I'm sorry you feel this way but I understand where you're coming from. Especially the second paragraph.
making_excuses: (Default)

[personal profile] making_excuses 2012-09-29 01:15 am (UTC)(link)
I'm not really great at the explaining in text thing, but I try. It probably won't and my body is already slightly broken, why would it be broken even more... The weird thing is that I don't really want children, I am firmly placed in the camp of if it happens it happens, but I wouldn't want the choice to be taken away from me.

My life really isn't that bad, I have never been abused or any of the 100s of other horrible things that happens to children (and adults) all around the world, I just have a family with more black sheep than white...

(and today of all days wasn't really a good day for this, because 10 years ago to the day my best friend who also happened to be my cousin was killed, and well she would have been a great mother, and I strive to be as good as her.)
making_excuses: (Default)

[personal profile] making_excuses 2012-09-29 01:18 am (UTC)(link)
aaand now I feel attention seeking, which I try not to be, dammit, I will just go to sleep it is seriously late, and I have around 1000 pages of movie history to get through this weekend...

Oh and thank you!

[personal profile] anonymouslyyours 2012-09-29 01:20 am (UTC)(link)
No worries, it didn't come across that way. And good night & good luck!
logicbutton: Gumshoe from Ace Attorney raising his eyebrows ([AA] Gumshoe eyebrows)

[personal profile] logicbutton 2012-09-29 01:17 am (UTC)(link)
As someone who would also not mind adopting or fostering, I totally know what you mean. I'm sure I would be able to get over it in time with the help of various relevant feminist mantras, but it's just, we all grow up believing that we have the ability to create life. Like, holy shit, create life. And finding out that that wasn't the case after all would be a big letdown.
making_excuses: (Default)

[personal profile] making_excuses 2012-09-29 01:23 am (UTC)(link)
Exactly, but the chance of being infertile is quite low, and as far as fears go it is pretty stupid, but knowing that intellectually and making the mind believe it is two different things.

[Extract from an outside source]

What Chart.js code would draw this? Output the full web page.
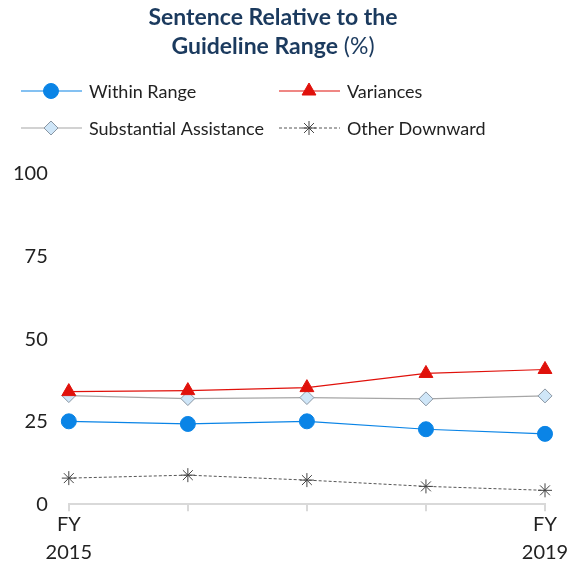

As far as superpowers go, creators of life is pretty amazing though!
ext_1329499: TARDIS (TARDIS)

[identity profile] spicandspan89.livejournal.com 2012-09-29 12:52 am (UTC)(link)
Hear, hear!
forgottenjester: (Default)

[personal profile] forgottenjester 2012-09-29 01:59 am (UTC)(link)
As an adopted kid I actually have to agree with you. My mom went through this exactly. (She wasn't infertile. There was an issue with my father.) They tried for a very long time and when they found out my mother was devastated.

In fact, she hadn't even considered adoption until a lady she was talking to while sick on a church retreat suggested it.

Now my mother is very happy with how things turned out but I know it doesn't work for everyone.

So yes, women should be valued and respected whatever decision(s) they make and reaction(s) they have.